Seattle’s Hidden Dystopia

We’ve spent the past few weeks in temporary accommodation in an anonymous condo. After nearly a month of its bland tastefulness we’ve finally found a place to stay and on Monday we moved in. Our movers did a good job but they squirreled boxes and packing materials away throughout our place; today I gathered it up for disposal.

Now I could have waited for recycling day, but I’m (more than) a little type A and wanted this stuff out of my house now. Consequently I decided to take it all to one of Seattle’s two garbage transfer stations – basically dumps in the city.

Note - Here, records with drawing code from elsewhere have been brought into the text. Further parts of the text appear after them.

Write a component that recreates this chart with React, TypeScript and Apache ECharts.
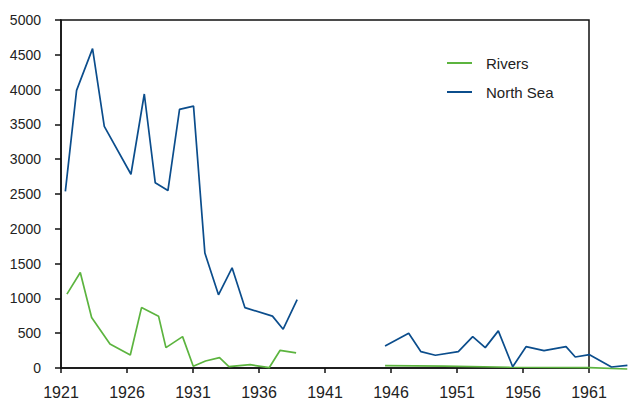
import React, { useEffect, useRef } from "react";
import * as echarts from "echarts";

const seriesNames = ["Rivers", "North Sea"];

const riversYears = [1921.45, 1922.46, 1923.32, 1924.71, 1926.25, 1927.1, 1928.39, 1928.95, 1930.21, 1931.02, 1931.95, 1933.01, 1933.72, 1935.33, 1936.77, 1937.6, 1938.81, 1942, 1945.55, 1950, 1955, 1961, 1963.9];
const riversValues: (number | string)[] = [1073, 1383, 737, 359, 201, 880, 757, 306, 464, 39, 115, 162, 33, 62, 19, 268, 230, "-", 47, 40, 25, 20, 0];

const northSeaYears = [1921.33, 1922.18, 1923.39, 1924.28, 1926.3, 1927.31, 1928.14, 1929.1, 1929.98, 1931.04, 1931.9, 1932.93, 1933.96, 1934.93, 1937.02, 1937.83, 1938.89, 1942, 1945.55, 1947.34, 1948.27, 1949.36, 1951.1, 1952.19, 1953.14, 1954.13, 1955.22, 1956.23, 1957.59, 1959.26, 1959.96, 1961.04, 1962.7, 1963.91];
const northSeaValues: (number | string)[] = [2546, 3992, 4590, 3475, 2790, 3940, 2667, 2556, 3719, 3767, 1661, 1063, 1450, 880, 757, 570, 995, "-", 330, 513, 248, 197, 248, 464, 306, 546, 33, 320, 263, 320, 172, 205, 29, 53];

const xMin = 1921;
const xMax = 1961;
const xStep = 5;
const yMin = 0;
const yMax = 5000;
const yStep = 500;

const FONT = "'Liberation Sans', Arial, sans-serif";

const W = 628;
const GRID_LEFT = 61;
const GRID_RIGHT = 39;
const GRID_TOP = 20;
const GRID_BOTTOM = 31;

export default function App() {
  const ref = useRef<HTMLDivElement>(null);
  useEffect(() => {
    if (!ref.current) return;
    const chart = echarts.init(ref.current, null, { renderer: "svg" });
    const pair = (xs: number[], ys: (number | string)[]) => xs.map((x, i) => [x, ys[i]]);
    // data grid extends to the right edge of the picture, same scale as the framed axis
    const frameWidth = W - GRID_LEFT - GRID_RIGHT;
    const dataWidth = W - GRID_LEFT;
    const xMaxData = xMin + ((xMax - xMin) * dataWidth) / frameWidth;
    chart.setOption({
      animation: false,
      backgroundColor: "#ffffff",
      grid: [
        {
          left: GRID_LEFT,
          right: 0,
          top: GRID_TOP,
          bottom: GRID_BOTTOM,
          show: false,
          containLabel: false,
        },
        {
          left: GRID_LEFT,
          right: GRID_RIGHT,
          top: GRID_TOP,
          bottom: GRID_BOTTOM,
          show: true,
          backgroundColor: "transparent",
          borderColor: "#111",
          borderWidth: 1.5,
          containLabel: false,
          z: 3,
        },
      ],
      legend: {
        orient: "vertical",
        left: 442,
        top: 50,
        icon: "rect",
        itemWidth: 25,
        itemHeight: 2,
        itemGap: 13,
        data: seriesNames,
        textStyle: {
          fontFamily: FONT,
          fontSize: 15,
          lineHeight: 16,
          color: "#222",
          padding: [0, 0, 0, 9],
        },
      },
      xAxis: [
        {
          gridIndex: 0,
          type: "value",
          min: xMin,
          max: xMaxData,
          show: false,
        },
        {
          gridIndex: 1,
          type: "value",
          min: xMin,
          max: xMax,
          interval: xStep,
          splitLine: { show: false },
          axisLine: { show: true, onZero: false, lineStyle: { color: "#111", width: 1.5 } },
          axisTick: { show: true, inside: false, length: 5, lineStyle: { color: "#111", width: 1.5 } },
          axisLabel: {
            fontFamily: FONT,
            fontSize: 16,
            color: "#222",
            margin: 16,
            formatter: (v: number) => String(Math.round(v)),
          },
        },
      ],
      yAxis: [
        {
          gridIndex: 0,
          type: "value",
          min: yMin,
          max: yMax,
          show: false,
        },
        {
          gridIndex: 1,
          type: "value",
          min: yMin,
          max: yMax,
          interval: yStep,
          splitLine: { show: false },
          axisLine: { show: true, lineStyle: { color: "#111", width: 1.5 } },
          axisTick: { show: true, inside: false, length: 6, lineStyle: { color: "#111", width: 1.5 } },
          axisLabel: {
            fontFamily: FONT,
            fontSize: 14,
            color: "#222",
            margin: 20,
            formatter: (v: number) => String(v),
          },
        },
      ],
      series: [
        {
          name: seriesNames[0],
          type: "line",
          xAxisIndex: 0,
          yAxisIndex: 0,
          data: pair(riversYears, riversValues),
          symbol: "none",
          clip: false,
          connectNulls: false,
          lineStyle: { color: "#5cb43f", width: 1.7 },
          itemStyle: { color: "#5cb43f" },
        },
        {
          name: seriesNames[1],
          type: "line",
          xAxisIndex: 0,
          yAxisIndex: 0,
          data: pair(northSeaYears, northSeaValues),
          symbol: "none",
          clip: false,
          connectNulls: false,
          lineStyle: { color: "#0b4d8c", width: 1.7 },
          itemStyle: { color: "#0b4d8c" },
        },
      ],
    });
    return () => chart.dispose();
  }, []);
  return <div ref={ref} style={{ width: 628, height: 400, position: "absolute", left: 0, top: 0 }} />;
}
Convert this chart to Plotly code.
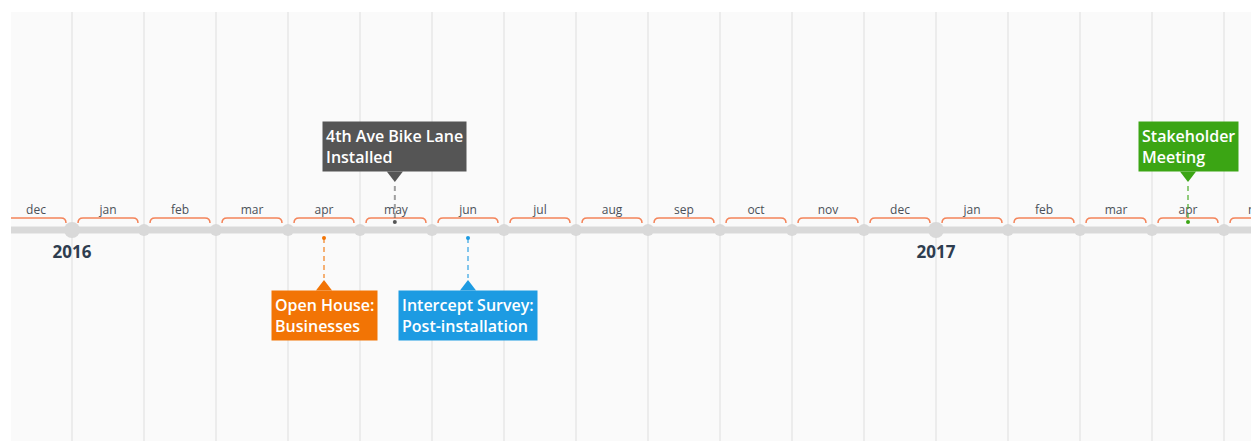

The one I chose is conveniently located near the popular Gasworks Park and just down the street from a cute bakery/cafe. You drive up, pay a fee, slowly wind down a road alongside a warehouse while passing aesthetically planted trees. You loop about, pause outside the warehouse for your turn and then enter the bowels of hell.

The building is barely lit and its insides are stained black from the exhaust of a never-ending flow of trucks and their gift of garbage. Light streams in through grimy windows mounted high on the walls, bringing to mind a medieval dungeon with a tiny barred window at the top. Beeps and honks come from constantly moving trucks; machines grind and compact; the sound of Diesel engines is everywhere.

An entire half of the building is devoted to the disposal of non-recyclable waste. Trucks back up to a concrete pit and crews heave their wares downwards. An old sofa sits between building waste and what appears to be a hundred copies of an old record. Shredded garbage bags all ooze something gray, a bouillabaisse of slime. Pigeons flit about, pecking at any rotting gifts and a lone worker drives a bulldozer through it all.

What makes it all the more surreal is the mist. Falling from the ceiling like a thinly veiled waterfall. Millions of droplets gleaming individually as they pass through the grimy light, falling earthwards to trap dust and odor.

And then you pack up, drive out into a bring summer’s day, turn left and look at all the people having fun in the park. A uniquely bizarre experience.